A festival honoring Nobel Prize winner W.B. Yeats entitled “For the Ear Alone” is coming to ETSU. Yeats was the first Irish man to be awarded the Nobel Prize in 1923 for his literary skill and revolution. Known mainly for his poetry and Irish plays, Yeats’ legacy goes far beyond that.

“Yeats was a magnificent theatre person,”said Joseph Sobol, head of the storytelling department at ETSU and performer in the festival, “but his plays followed a different mould from the mainstream theatre of ‘kitchen sink realism.’ His were magical, mystical poetic dramas fashioned out of myth, legend, Irish folklore and symbolism drawn from the Irish landscape and exotic traditions.”

“For the Ear Alone” will take place Jan. 27-28, offering several events at the Reece Museum and the Martha Street Culp Auditorium. Many featured events of the festival are free and open to the public, while others cost $10 for general admission and $5 for students.

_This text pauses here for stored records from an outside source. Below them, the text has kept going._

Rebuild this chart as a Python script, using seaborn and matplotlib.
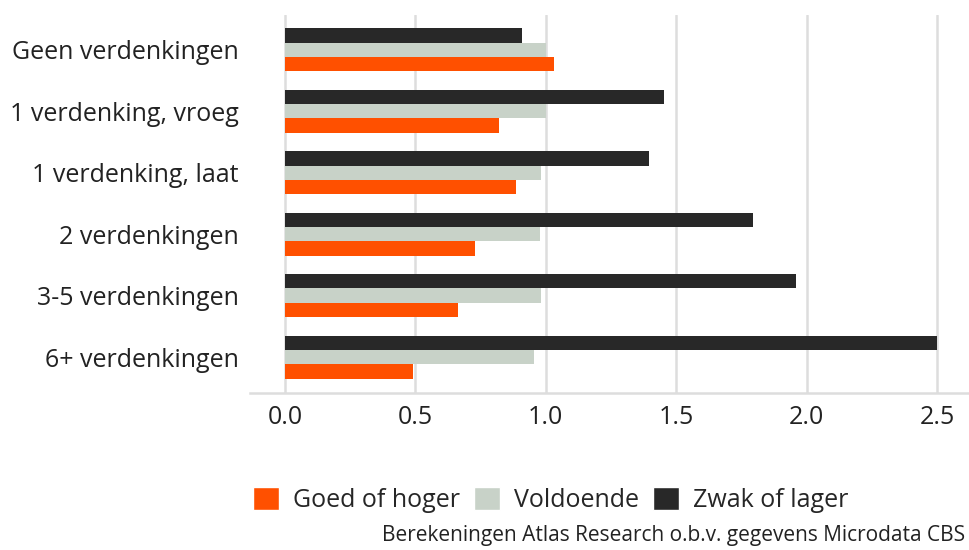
import matplotlib
matplotlib.use("Agg")
import matplotlib.pyplot as plt
from matplotlib.patches import Patch
import pandas as pd
import seaborn as sns

categories = ["Geen verdenkingen", "1 verdenking, vroeg", "1 verdenking, laat",
              "2 verdenkingen", "3-5 verdenkingen", "6+ verdenkingen"]
goed = [1.03, 0.82, 0.885, 0.73, 0.665, 0.49]
voldoende = [1.0, 1.0, 0.98, 0.978, 0.98, 0.955]
zwak = [0.91, 1.455, 1.395, 1.795, 1.96, 2.5]

series = ["Goed of hoger", "Voldoende", "Zwak of lager"]
COLORS = {"Goed of hoger": "#FF5000", "Voldoende": "#C8D2C8", "Zwak of lager": "#282828"}

df = pd.DataFrame({
    "cat": categories * 3,
    "val": goed + voldoende + zwak,
    "serie": [series[0]] * 6 + [series[1]] * 6 + [series[2]] * 6,
})

sns.set_style("white")
plt.rcParams["font.family"] = ["Open Sans", "DejaVu Sans"]

fig = plt.figure(figsize=(9.69, 5.5), dpi=100)
ax = fig.add_axes([0.258, 0.2855, 0.742, 0.6875])

# hue order reversed so "Zwak" sits on top within each group
sns.barplot(data=df, y="cat", x="val", hue="serie", order=categories,
            hue_order=series[::-1], palette=COLORS, orient="h",
            width=0.7, linewidth=0, saturation=1, legend=False, ax=ax)

ax.set_xlim(-0.134, 2.623)
ax.set_ylim(5.585, -0.57)
ax.set_xticks([0, 0.5, 1.0, 1.5, 2.0, 2.5])
ax.set_xticklabels(["0.0", "0.5", "1.0", "1.5", "2.0", "2.5"])
ax.grid(axis="x", color="#DDDDDD", lw=1.8)
ax.set_axisbelow(True)
for s in ["top", "right", "left"]:
    ax.spines[s].set_visible(False)
ax.spines["bottom"].set_color("#DDDDDD")
ax.spines["bottom"].set_linewidth(1.8)
ax.tick_params(axis="both", colors="#DDDDDD", labelcolor="#222222",
               length=5, width=1.5)
ax.tick_params(axis="x", labelsize=18, pad=4)
ax.tick_params(axis="y", labelsize=18, pad=3)
ax.set_xlabel("")
ax.set_ylabel("")

handles = [Patch(facecolor=COLORS[s], label=s) for s in series]
fig.legend(handles=handles, loc="center", bbox_to_anchor=(0.568, 0.091), ncol=3,
           frameon=False, fontsize=18, handlelength=1.04, handleheight=1.04,
           handletextpad=0.56, columnspacing=0.56)

fig.text(0.996, 0.027, "Berekeningen Atlas Research o.b.v. gegevens Microdata CBS",
         ha="right", va="center", fontsize=15, color="#222222")

fig.savefig("out.png", dpi=100)
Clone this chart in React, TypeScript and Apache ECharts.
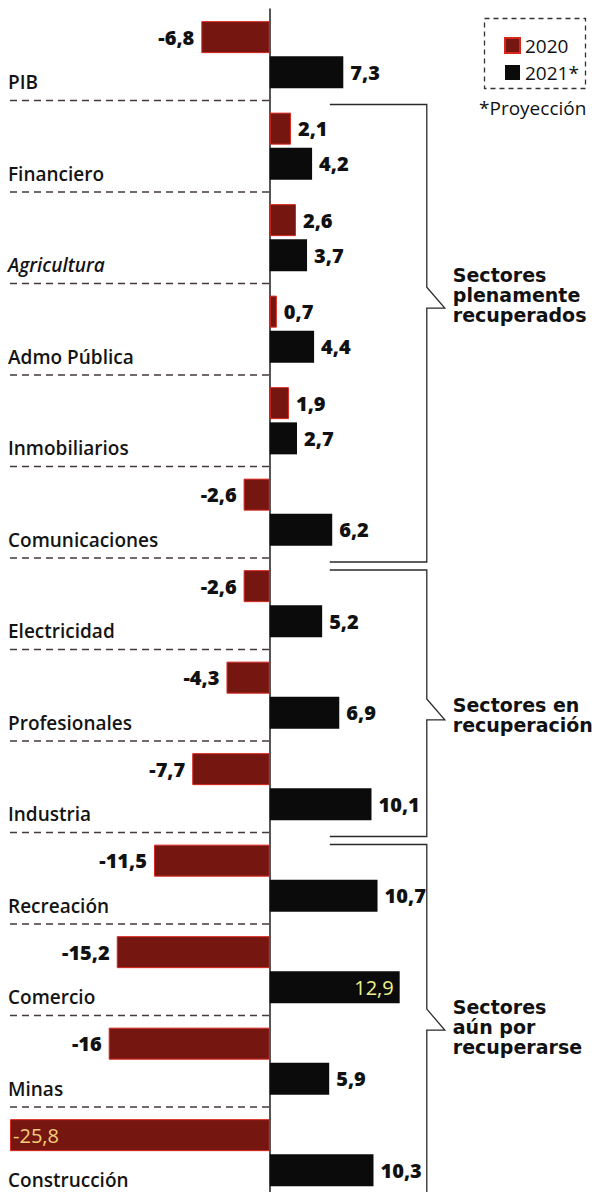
import React, { useEffect, useRef } from 'react';
import * as echarts from 'echarts';

const categories = ['PIB', 'Financiero', 'Agricultura', 'Admo Pública', 'Inmobiliarios', 'Comunicaciones', 'Electricidad', 'Profesionales', 'Industria', 'Recreación', 'Comercio', 'Minas', 'Construcción'];
const values2020 = [-6.8, 2.1, 2.6, 0.7, 1.9, -2.6, -2.6, -4.3, -7.7, -11.5, -15.2, -16, -25.8];
const values2021 = [7.3, 4.2, 3.7, 4.4, 2.7, 6.2, 5.2, 6.9, 10.1, 10.7, 12.9, 5.9, 10.3];
const seriesNames = ['2020', '2021*'];
const insideLabel2020 = ['Construcción'];
const insideLabel2021 = ['Comercio'];
const italicCategories = ['Agricultura'];
const groupLabels = ['Sectores\nplenamente\nrecuperados', 'Sectores en\nrecuperación', 'Sectores\naún por\nrecuperarse'];
const groupFirst = [1, 6, 9];
const groupLast = [5, 8, 12];
const groupNotch = [2.66, 7.16, 10.55];
const groupTextAt = [2.63, 7.22, 10.63];
const footnote = '*Proyección';

const X_MIN = -26;
const X_MAX = 32;

const fmt = (v: number) => String(v).replace('.', ',');

const RED = '#751611';
const RED_EDGE = '#d8261c';
const BLACK = '#0b0b0b';

function makeData(vals: number[], inside: string[], insideColor: string) {
  return vals.map((v, i) => {
    const isInside = inside.includes(categories[i]);
    return {
      value: v,
      label: isInside
        ? { position: v < 0 ? 'insideLeft' : 'insideRight', color: insideColor, fontWeight: 400, distance: v < 0 ? 3 : 6 }
        : { position: v < 0 ? 'left' : 'right' },
    };
  });
}

const valueLabel = {
  show: true,
  distance: 7,
  color: '#111',
  fontFamily: 'Open Sans',
  fontWeight: 800,
  fontSize: 20,
  formatter: (p: any) => fmt(p.value),
};

function buildOption() {
  const sepData = categories.slice(0, -1).map((_, i) => [0, i]);
  const catData = categories.map((_, i) => [0, i]);
  const groupData = groupLabels.map((_, g) => [0, g]);
  return {
    animation: false,
    backgroundColor: '#ffffff',
    grid: { left: 8, right: 0, top: 9, height: 13 * 91.5, outerBoundsMode: 'none', containLabel: false },
    xAxis: {
      type: 'value',
      min: X_MIN,
      max: X_MAX,
      show: false,
    },
    yAxis: {
      type: 'category',
      inverse: true,
      data: categories,
      axisTick: { show: false },
      axisLine: { show: true, onZero: true, lineStyle: { color: '#1e1e1e', width: 1.5 } },
      splitLine: { show: false },
      axisLabel: { show: false },
    },
    legend: {
      orient: 'vertical',
      left: 499,
      top: 31,
      itemWidth: 15,
      itemHeight: 15,
      itemGap: 8,
      icon: 'rect',
      selectedMode: false,
      data: seriesNames,
      textStyle: { fontFamily: 'Open Sans', fontSize: 19, color: '#111', lineHeight: 18 },
    },
    graphic: [
      {
        type: 'rect',
        silent: true,
        shape: { x: 484.5, y: 18.5, width: 101, height: 70 },
        style: { fill: 'none', stroke: '#333', lineWidth: 1.3, lineDash: [5, 4] },
      },
      {
        type: 'text',
        x: 479,
        y: 108,
        style: { text: footnote, fontFamily: 'Open Sans', fontSize: 19, fill: '#111', align: 'left', verticalAlign: 'middle' },
      },
    ],
    series: [
      {
        name: seriesNames[0],
        type: 'bar',
        barWidth: 32,
        barGap: '10%',
        itemStyle: { color: RED, borderColor: RED_EDGE, borderWidth: 1 },
        label: valueLabel,
        data: makeData(values2020, insideLabel2020, '#f5cf7a'),
      },
      {
        name: seriesNames[1],
        type: 'bar',
        barWidth: 32,
        itemStyle: { color: BLACK },
        label: valueLabel,
        data: makeData(values2021, insideLabel2021, '#eef28c'),
      },
      {
        type: 'custom',
        name: 'categoryLabels',
        silent: true,
        encode: { x: 0, y: 1 },
        data: catData,
        renderItem: (params: any, api: any) => {
          const i = params.dataIndex;
          const c = api.coord([X_MIN, i]);
          return {
            type: 'text',
            x: c[0],
            y: c[1] + 27.5,
            style: {
              text: categories[i],
              fontFamily: 'Open Sans',
              fontWeight: 600,
              fontStyle: italicCategories.includes(categories[i]) ? 'italic' : 'normal',
              fontSize: 19,
              fill: '#141414',
              align: 'left',
              verticalAlign: 'middle',
            },
          };
        },
      },
      {
        type: 'custom',
        name: 'separators',
        silent: true,
        encode: { x: 0, y: 1 },
        data: sepData,
        z: 1,
        renderItem: (params: any, api: any) => {
          const i = params.dataIndex;
          const c = api.coord([0, i]);
          const band = api.size([0, 1])[1];
          const left = api.coord([X_MIN, i])[0];
          const y = c[1] + band / 2;
          return {
            type: 'line',
            shape: { x1: left + 2, y1: y, x2: c[0], y2: y },
            style: { stroke: '#43383a', lineWidth: 1.4, lineDash: [7, 5] },
          };
        },
      },
      {
        type: 'custom',
        name: 'groups',
        silent: true,
        encode: { x: 0, y: 1 },
        data: groupData,
        renderItem: (params: any, api: any) => {
          const g = params.dataIndex;
          const zero = api.coord([0, 0]);
          const band = api.size([0, 1])[1];
          const rowTop = (k: number) => zero[1] - band / 2 + k * band;
          const rowCenter = (k: number) => zero[1] + k * band;
          const x0 = zero[0] + 60;
          const xv = zero[0] + 157;
          const xt = zero[0] + 175;
          const xText = zero[0] + 183;
          const top = rowTop(groupFirst[g]) + (g === 0 ? 4 : 12);
          const bottom = rowTop(groupLast[g] + 1) + 4;
          const ny = rowCenter(groupNotch[g]);
          const ty = rowCenter(groupTextAt[g]);
          return {
            type: 'group',
            children: [
              {
                type: 'polyline',
                shape: {
                  points: [
                    [x0, top],
                    [xv, top],
                    [xv, ny - 11],
                    [xt, ny + 10],
                    [xv, ny + 10],
                    [xv, bottom],
                    [x0, bottom],
                  ],
                },
                style: { stroke: '#2a2a2a', lineWidth: 1.3, fill: 'none' },
              },
              {
                type: 'text',
                x: xText,
                y: ty,
                style: {
                  text: groupLabels[g],
                  fontFamily: 'DejaVu Sans',
                  fontWeight: 'bold',
                  fontSize: 19,
                  lineHeight: 20,
                  fill: '#111',
                  align: 'left',
                  verticalAlign: 'middle',
                },
              },
            ],
          };
        },
      },
    ],
  };
}

export default function App() {
  const ref = useRef<HTMLDivElement>(null);
  useEffect(() => {
    if (!ref.current) return;
    const chart = echarts.init(ref.current, null, { renderer: 'svg' });
    chart.setOption(buildOption() as any);
    return () => chart.dispose();
  }, []);
  return (
    <div
      ref={ref}
      style={{ position: 'absolute', left: 0, top: 0, width: 592, height: 1192, background: '#ffffff' }}
    />
  );
}
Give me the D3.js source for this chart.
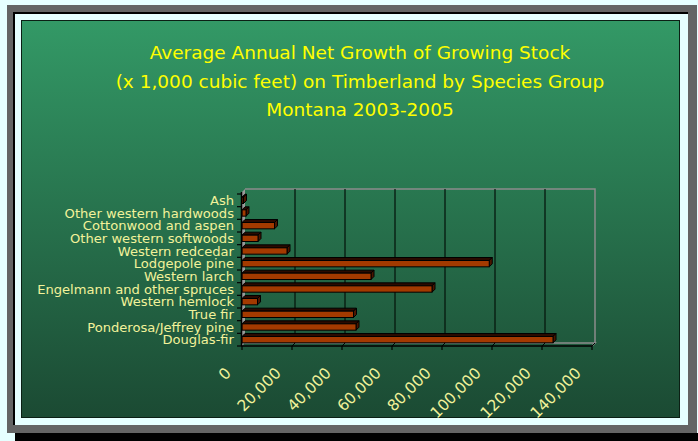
<!DOCTYPE html>
<html><head><meta charset="utf-8">
<script src="https://cdn.jsdelivr.net/npm/d3@7"></script>
<style>html,body{margin:0;padding:0;background:#e6ffff;}svg{display:block;}</style>
</head><body>
<svg id="c" width="698" height="441"></svg>
<script>
const categories = ["Ash","Other western hardwoods","Cottonwood and aspen","Other western softwoods","Western redcedar","Lodgepole pine","Western larch","Engelmann and other spruces","Western hemlock","True fir","Ponderosa/Jeffrey pine","Douglas-fir"];
const values = [600,1600,13000,6400,18000,98900,51600,76000,6200,44600,45600,124400];
const tickValues = [0,20000,40000,60000,80000,100000,120000,140000];
const titleLines = ["Average Annual Net Growth of Growing Stock","(x 1,000 cubic feet) on Timberland by Species Group","Montana 2003-2005"];

const svg = d3.select("#c");
const W = 698, H = 441;
const defs = svg.append("defs");
const g = defs.append("linearGradient").attr("id","bg").attr("x1",0).attr("y1",0).attr("x2",0).attr("y2",1);
g.append("stop").attr("offset","0%").attr("stop-color","#339966");
g.append("stop").attr("offset","100%").attr("stop-color","#1b4a33");

// frame
svg.append("rect").attr("x",0).attr("y",0).attr("width",W).attr("height",H).attr("fill","#e6ffff");
svg.append("rect").attr("x",15).attr("y",433).attr("width",683).attr("height",8).attr("fill","#000");
svg.append("rect").attr("x",7).attr("y",5).attr("width",690).attr("height",428).attr("fill","#646464");
svg.append("rect").attr("x",13).attr("y",12).attr("width",675).attr("height",413).attr("fill","#e6ffff");
svg.append("rect").attr("x",13).attr("y",12).attr("width",675).attr("height",2).attr("fill","#000");
svg.append("rect").attr("x",13).attr("y",12).attr("width",2).attr("height",413).attr("fill","#000");
svg.append("rect").attr("x",21.5).attr("y",20.5).attr("width",658).attr("height",397)
  .attr("fill","url(#bg)").attr("stroke","#0b1f14").attr("stroke-width",1);

// title
const title = svg.append("text").attr("text-anchor","middle").attr("fill","#ffff00")
  .style("font-family","DejaVu Sans, sans-serif").style("font-size","18.5px");
titleLines.forEach((t,i)=>{
  title.append("tspan").attr("x",360).attr("y",59 + i*28.5).text(t);
});

// scales
const dx = 3, dy = -3;
const x = d3.scaleLinear().domain([0,140000]).range([242,592]);
const y = d3.scaleBand().domain(categories).range([194,346]).paddingInner(0.5).paddingOuter(0.25);
const yTicks = d3.scaleBand().domain(categories).range([194,346]);
const x0 = x(0), yBottom = 346, yTop = 192;

const chart = svg.append("g");
// left wall
chart.append("polygon")
  .attr("points",[[x0,yTop],[x0+dx,yTop+dy],[x0+dx,yBottom+dy],[x0,yBottom]].map(p=>p.join(",")).join(" "))
  .attr("fill","#9a9a9a");
// back wall outline (top and right)
chart.append("path")
  .attr("d",`M${x0+dx},${yTop+dy}H${x(140000)+dx}V${yBottom+dy}`)
  .attr("fill","none").attr("stroke","#8c8c8c").attr("stroke-width",1.5);
// floor
chart.append("path")
  .attr("d",`M${x0+dx},${yBottom+dy}H${x(140000)+dx}L${x(140000)},${yBottom}`)
  .attr("fill","none").attr("stroke","#8c8c8c").attr("stroke-width",1.5);

// gridlines
tickValues.slice(1,-1).forEach(v=>{
  chart.append("line").attr("x1",x(v)+dx).attr("x2",x(v)+dx).attr("y1",yTop+dy).attr("y2",yBottom+dy)
    .attr("stroke","#06170e").attr("stroke-width",1.5).attr("opacity",0.85);
});
tickValues.slice(1).forEach(v=>{
  chart.append("line").attr("x1",x(v)).attr("x2",x(v)+dx).attr("y1",yBottom).attr("y2",yBottom+dy)
    .attr("stroke","#000").attr("stroke-width",1);
});

// bars
const bars = chart.selectAll("g.bar").data(categories.map((c,i)=>({c,v:values[i]}))).join("g").attr("class","bar");
bars.each(function(d){
  const gg = d3.select(this);
  const xa = x0, xb = x(d.v), yt = y(d.c), h = y.bandwidth();
  gg.append("polygon")
    .attr("points",[[xa,yt],[xa+dx,yt+dy],[xb+dx,yt+dy],[xb,yt]].map(p=>p.join(",")).join(" "))
    .attr("fill","#2a0a00").attr("stroke","#000").attr("stroke-width",1);
  gg.append("polygon")
    .attr("points",[[xb,yt],[xb+dx,yt+dy],[xb+dx,yt+h+dy],[xb,yt+h]].map(p=>p.join(",")).join(" "))
    .attr("fill","#4a1600").attr("stroke","#000").attr("stroke-width",1);
  gg.append("rect").attr("x",xa).attr("y",yt).attr("width",Math.max(0,xb-xa)).attr("height",h)
    .attr("fill","#a33a00").attr("stroke","#000").attr("stroke-width",1);
});

// axes
chart.append("line").attr("x1",x0-0.5).attr("x2",x0-0.5).attr("y1",yTop).attr("y2",yBottom)
  .attr("stroke","#000").attr("stroke-width",1.5);
chart.append("line").attr("x1",x0-0.5).attr("x2",x(140000)).attr("y1",yBottom).attr("y2",yBottom)
  .attr("stroke","#000").attr("stroke-width",1.5);
const catBounds = categories.map(c=>yTicks(c)).concat([346]);
catBounds.forEach(b=>{
  chart.append("line").attr("x1",x0-5).attr("x2",x0).attr("y1",b).attr("y2",b)
    .attr("stroke","#000").attr("stroke-width",1.2);
});
tickValues.forEach(v=>{
  chart.append("line").attr("x1",x(v)).attr("x2",x(v)).attr("y1",yBottom).attr("y2",yBottom+4)
    .attr("stroke","#000").attr("stroke-width",1.2);
});

// category labels
svg.append("g").selectAll("text").data(categories).join("text")
  .attr("x",234).attr("y",d=>yTicks(d)+yTicks.bandwidth()/2)
  .attr("dy","0.36em").attr("text-anchor","end").attr("fill","#f2f29a")
  .style("font-family","DejaVu Sans, sans-serif").style("font-size","13.1px")
  .text(d=>d);

// value tick labels
svg.append("g").selectAll("text").data(tickValues).join("text")
  .attr("transform",d=>`translate(${x(d)-10},${374}) rotate(-45)`)
  .attr("text-anchor","end").attr("fill","#f2f29a")
  .style("font-family","DejaVu Sans, sans-serif").style("font-size","15.5px")
  .text(d=>d3.format(",")(d));
</script>
</body></html>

While several of the events will be discussing Yeats’ plays, poems and Irish folklore, incorporating the dramatic and contemporary views of particular works, the show “In the Deep Heart’s Core: A Mystic Caret,” which will be performed Thursday, Jan. 28 at 7 p.m. in the Culp Auditorium, is a musical biography of W.B. Yeats and his work.

“Yeats’ poetry is remarkably personal as well as being universal in his outlook and interests,” Sobol said, “so his poems together weave a portrait of the artist and his time, made emotionally vivid through the musical settings. The music is a blend of traditional Irish, folk, classical, jazz and a bit of Broadway. We’ll also tell and dramatize stories from Yeats’ life that form the backdrop of the poetry, like his long unrequited love for Maud Gonne, a fiery Irish revolutionary, and his mystical awakenings late in life.”

Participating in this festival is a great way to honor the work of the late W.B. Yeats, while also becoming more knowledgeable about the type of work he did. When asked what he was hoping to accomplish from the festival as a whole, Sobol said, “I hope it will provide students and the general public here with a deep and lasting encounter with one of the great artistic souls of the Western tradition.”